Он принципиально избегает мелодрамы, как избегает штампов массового сознания его герой Джорджио. Художник по профессии, он бежит на остров, где жаждет обрести истину своего существования: рвет отношения с семьей, с коллегами, отказывается от благ «комфорта, который убивает». Но есть некий парадокс как в поведении самого Джорджио, так и в логике давшего ему экранную жизнь автора.
С первых же кадров неторопливое течение фильма завораживает пейзажами с выжженными солнцем и застывшими в молчании полями и скалами, с неумолимо набегающими волнами моря (съемки проходили вблизи Корсики, на острове Кавалло). Анализируя картину, Маурисио Гранде, автор итальянской монографии о Феррери[22], обращает внимание на «метафизический застой», растворение пространственно-временных связей в зияющей пустоте: герои словно подвешены в неподвижной и равнодушной вселенной. Попытка бегства от фальшивых ценностей стандартизированного мира упирается в тупики иллюзорного движения, в новую мнимость и инертность псевдосуществования.
Обретенная свобода от общества, от социальных и политических реалий оказывается недостижимой не только потому, что возврат к природе уже в XVIII веке разоблачил себя как утопию. Дело еще и в том, что нонконформизм Джорджио непоследователен и непродуктивен: недаром, уединяясь, он все-таки позаботился о том, чтобы окончательно не сжигать мосты и иметь возможность пользоваться некоторыми благами цивилизации.
По существу, перед нами вновь, как и в «Диллинджере», разворачивается повествование о мнимом, о несвободе личности, попадающей в ловушку мифов и фикций.
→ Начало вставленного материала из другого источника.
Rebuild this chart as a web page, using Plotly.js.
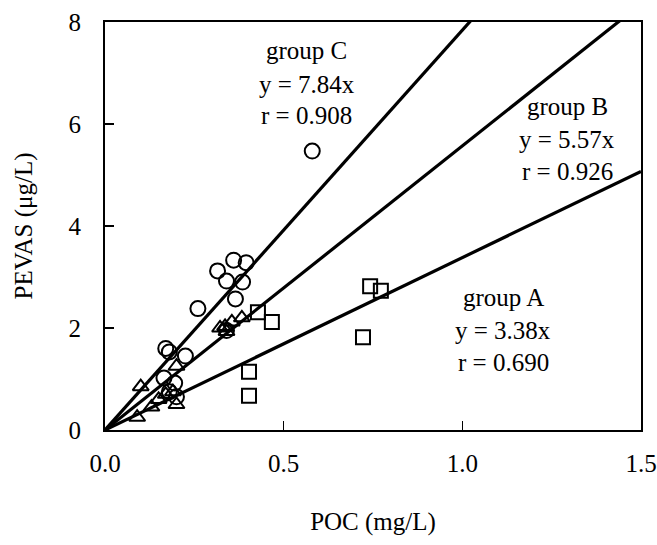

Только если герой Пикколи был жертвой самых грубых форм обезличивания, то персонаж Мастроянни демонстрирует вариант куда более утонченный.
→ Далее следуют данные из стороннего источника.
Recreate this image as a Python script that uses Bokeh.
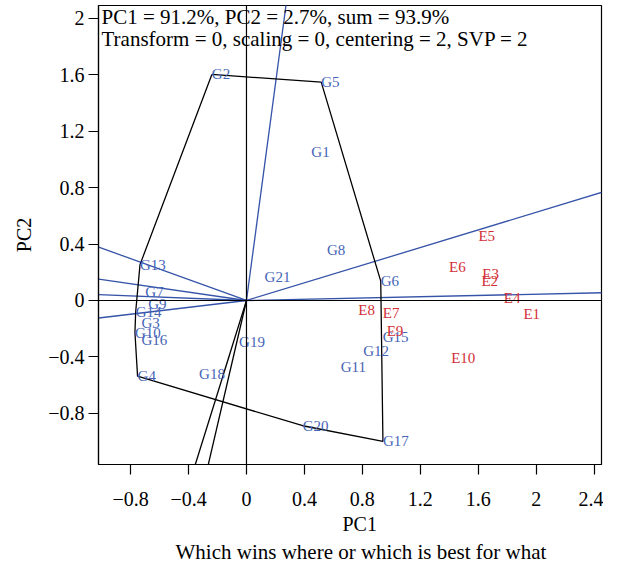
from bokeh.plotting import figure
from bokeh.models import Label, Span, FixedTicker, Range1d, ColumnDataSource, Title
from bokeh.embed import file_html
from bokeh.resources import INLINE
from bokeh.core.properties import value

# ---- data ----
geno_names = ["G1", "G2", "G3", "G4", "G5", "G6", "G7", "G8", "G9", "G10", "G11",
              "G12", "G13", "G14", "G15", "G16", "G17", "G18", "G19", "G20", "G21"]
geno_pc1 = [0.448, -0.239, -0.725, -0.752, 0.516, 0.927, -0.698, 0.556, -0.678, -0.770, 0.651,
            0.806, -0.735, -0.765, 0.940, -0.725, 0.942, -0.327, -0.051, 0.388, 0.125]
geno_pc2 = [1.052, 1.601, -0.158, -0.536, 1.546, 0.137, 0.062, 0.357, -0.027, -0.227, -0.474,
            -0.357, 0.254, -0.082, -0.261, -0.282, -0.997, -0.522, -0.296, -0.887, 0.165]

env_names = ["E1", "E2", "E3", "E4", "E5", "E6", "E7", "E8", "E9", "E10"]
env_pc1 = [1.912, 1.622, 1.628, 1.777, 1.601, 1.399, 0.941, 0.772, 0.968, 1.413]
env_pc2 = [-0.096, 0.137, 0.186, 0.021, 0.454, 0.234, -0.089, -0.069, -0.213, -0.405]

hull_order = ["G2", "G5", "G6", "G17", "G20", "G4", "G10", "G14", "G13", "G2"]

ray_blue_pc1 = [0.30, 2.465, 2.465, -1.02, -1.02, -1.02, -1.02]
ray_blue_pc2 = [2.30, 0.77, 0.055, 0.378, 0.151, 0.041, -0.124]
ray_black_pc1 = [-0.362, -0.270]
ray_black_pc2 = [-1.19, -1.19]

x_ticks = [-0.8, -0.4, 0, 0.4, 0.8, 1.2, 1.6, 2, 2.4]
x_tick_labels = ["\u22120.8", "\u22120.4", "0", "0.4", "0.8", "1.2", "1.6", "2", "2.4"]
y_ticks = [-0.8, -0.4, 0, 0.4, 0.8, 1.2, 1.6, 2]
y_tick_labels = ["\u22120.8", "\u22120.4", "0", "0.4", "0.8", "1.2", "1.6", "2"]

info_lines = ["PC1 = 91.2%, PC2 = 2.7%, sum = 93.9%",
              "Transform = 0, scaling = 0, centering = 2, SVP = 2"]
x_title = "PC1"
y_title = "PC2"
sub_title = "Which wins where or which is best for what"

# ---- styling ----
FONT = "Liberation Serif"
BLUE_TXT = "#4664b6"
BLUE_LINE = "#3553a8"
RED_TXT = "#d22e36"

x0, x1 = -1.0216, 2.451
y0, y1 = -1.1615, 2.089

p = figure(width=603, height=563,
           x_range=Range1d(x0, x1), y_range=Range1d(y0, y1),
           output_backend="svg", toolbar_location=None,
           min_border_left=98, min_border_top=5, min_border_right=2, min_border_bottom=99,
           background_fill_color="white", border_fill_color="white")

p.xgrid.grid_line_color = None
p.ygrid.grid_line_color = None
p.outline_line_color = "black"
p.outline_line_width = 1.2

for ax, ticks, labels in ((p.xaxis[0], x_ticks, x_tick_labels),
                          (p.yaxis[0], y_ticks, y_tick_labels)):
    ax.ticker = FixedTicker(ticks=ticks)
    ax.major_label_overrides = {t: l for t, l in zip(ticks, labels)}
    ax.axis_label_text_font = FONT
    ax.axis_label_text_font_size = "20px"
    ax.axis_label_text_font_style = "normal"
    ax.axis_label_text_color = "black"
    ax.major_label_text_font = FONT
    ax.major_label_text_font_size = "20px"
    ax.major_label_text_color = "black"
    ax.major_tick_out = 10
    ax.major_tick_in = 0
    ax.minor_tick_out = 0
    ax.minor_tick_in = 0
    ax.major_tick_line_color = "black"
    ax.major_tick_line_width = 1.2
    ax.axis_line_color = "black"
    ax.axis_line_width = 1.2

p.yaxis[0].axis_label = y_title
p.xaxis[0].major_label_standoff = 17
p.yaxis[0].major_label_standoff = 4
p.yaxis[0].axis_label_standoff = 10

# reference lines through origin
p.add_layout(Span(location=0, dimension="width", line_color="black", line_width=1.2))
p.add_layout(Span(location=0, dimension="height", line_color="black", line_width=1.2))

# rays
p.segment(x0=[0] * len(ray_blue_pc1), y0=[0] * len(ray_blue_pc2),
          x1=ray_blue_pc1, y1=ray_blue_pc2, line_color=BLUE_LINE, line_width=1.3)
p.segment(x0=[0] * len(ray_black_pc1), y0=[0] * len(ray_black_pc2),
          x1=ray_black_pc1, y1=ray_black_pc2, line_color="black", line_width=1.3)

# convex hull polygon
idx = {n: i for i, n in enumerate(geno_names)}
hx = [geno_pc1[idx[n]] for n in hull_order]
hy = [geno_pc2[idx[n]] for n in hull_order]
p.line(hx, hy, line_color="black", line_width=1.3)

# labels
gsrc = ColumnDataSource(dict(x=geno_pc1, y=geno_pc2, t=geno_names))
esrc = ColumnDataSource(dict(x=env_pc1, y=env_pc2, t=env_names))
p.text(x="x", y="y", text="t", source=gsrc, text_font=value(FONT), text_font_size="15px",
       text_color=BLUE_TXT, text_align="left", text_baseline="middle")
p.text(x="x", y="y", text="t", source=esrc, text_font=value(FONT), text_font_size="15px",
       text_color=RED_TXT, text_align="left", text_baseline="middle")

# info text at top-left
for i, line in enumerate(info_lines):
    p.add_layout(Label(x=x0, y=y1, x_offset=3, y_offset=1 - 22 * i, text=line,
                       text_font=FONT, text_font_size="21px", text_color="black",
                       text_align="left", text_baseline="top"))

# x-axis title and subtitle below the plot
p.add_layout(Title(text=x_title, align="left", offset=244, standoff=5,
                   text_font=FONT, text_font_size="20px", text_font_style="normal",
                   text_color="black"), "below")
p.add_layout(Title(text=sub_title, align="left", offset=77, standoff=0,
                   text_font=FONT, text_font_size="21px", text_font_style="normal",
                   text_color="black"), "below")

open("out.html", "w").write(file_html(p, INLINE))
На наших экранах шла итальянская лента «Синьор Робинзон» режиссера Серджио Корбуччи, где аналогичная тема предстает в откровенно пародийной окраске. Комфортный мирок обывателя, в котором громоздятся один на другом телеэкраны и прочие чудеса электронной техники, впрямую состыкуется с хаосом дикой природы тропического острова. Весьма язвительны сцены, живописующие, как герой организует среди лиан подобие своего привычного телевизионного уюта: ящик, в окошке которого регулярно появляется с чтением новостей экзотическая мулатка по имени Пятница. Комедийно заявленный мотив робинзонады проходит и через целый ряд развлекательных лент французского кино: самой Катрин Денев доведется позднее играть в «Дикаре» и «Африканце».
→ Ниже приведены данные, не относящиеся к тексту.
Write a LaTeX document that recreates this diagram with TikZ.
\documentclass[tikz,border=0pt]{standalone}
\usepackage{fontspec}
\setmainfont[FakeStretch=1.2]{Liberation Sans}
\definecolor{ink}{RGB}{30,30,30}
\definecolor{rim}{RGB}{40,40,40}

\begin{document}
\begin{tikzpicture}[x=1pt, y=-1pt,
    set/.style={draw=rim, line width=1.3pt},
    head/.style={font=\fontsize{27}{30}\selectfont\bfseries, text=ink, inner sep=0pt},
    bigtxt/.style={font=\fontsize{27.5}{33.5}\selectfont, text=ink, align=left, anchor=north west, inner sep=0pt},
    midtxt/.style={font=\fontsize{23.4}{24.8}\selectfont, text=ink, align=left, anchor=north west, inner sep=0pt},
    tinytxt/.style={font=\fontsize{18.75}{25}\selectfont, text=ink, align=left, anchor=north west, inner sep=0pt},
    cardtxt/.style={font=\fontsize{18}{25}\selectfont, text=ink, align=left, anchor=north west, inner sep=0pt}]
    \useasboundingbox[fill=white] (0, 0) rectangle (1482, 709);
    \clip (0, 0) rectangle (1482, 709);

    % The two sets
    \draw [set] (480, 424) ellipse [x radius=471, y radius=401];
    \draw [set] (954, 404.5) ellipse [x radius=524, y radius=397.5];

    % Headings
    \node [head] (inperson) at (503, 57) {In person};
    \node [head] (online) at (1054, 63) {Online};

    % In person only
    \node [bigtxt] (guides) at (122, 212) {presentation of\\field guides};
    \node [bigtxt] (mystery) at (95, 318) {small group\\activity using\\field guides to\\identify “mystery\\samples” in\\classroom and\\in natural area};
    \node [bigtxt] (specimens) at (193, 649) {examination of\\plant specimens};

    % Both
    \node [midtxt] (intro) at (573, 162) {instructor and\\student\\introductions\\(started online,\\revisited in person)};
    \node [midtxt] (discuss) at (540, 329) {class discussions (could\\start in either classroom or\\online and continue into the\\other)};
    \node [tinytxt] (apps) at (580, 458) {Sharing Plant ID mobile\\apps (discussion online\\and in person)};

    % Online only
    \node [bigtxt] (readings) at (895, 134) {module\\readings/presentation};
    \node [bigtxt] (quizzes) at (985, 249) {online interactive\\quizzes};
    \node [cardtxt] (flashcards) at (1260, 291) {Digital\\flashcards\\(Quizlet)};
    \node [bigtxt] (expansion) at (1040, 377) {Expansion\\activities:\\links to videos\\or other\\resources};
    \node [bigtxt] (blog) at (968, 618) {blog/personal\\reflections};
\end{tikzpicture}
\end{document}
У Феррери все куда более всерьез. И, однако, с Джорджио – Мастроянни происходит столь же показательная, хотя и усложненная метаморфоза. Недаром он – художник-интеллектуал – зарабатывает на жизнь рисунками для комиксов. Джорджио хотел бы заменить свои контакты с реальностью фетишами эстетического воображения. Но изначальная неискренность посыла вскоре заявит о себе целым рядом отступлений и уступок. Первая такая «великодушная уступка» самому себе – пес Мелампо – имеет символическое значение в жизненной программе Джорджио: превосходство над животным заменяет власть над людьми, удовлетворяет нарциссизм и снобизм героя. Эта черта разоблачается в эпизоде, когда Джорджио, сидя перед зеркалом, набрасывает свой автопортрет. Но столь же охотно он ищет собственное отражение сначала в собаке, а потом – в заменившей ее Лизе.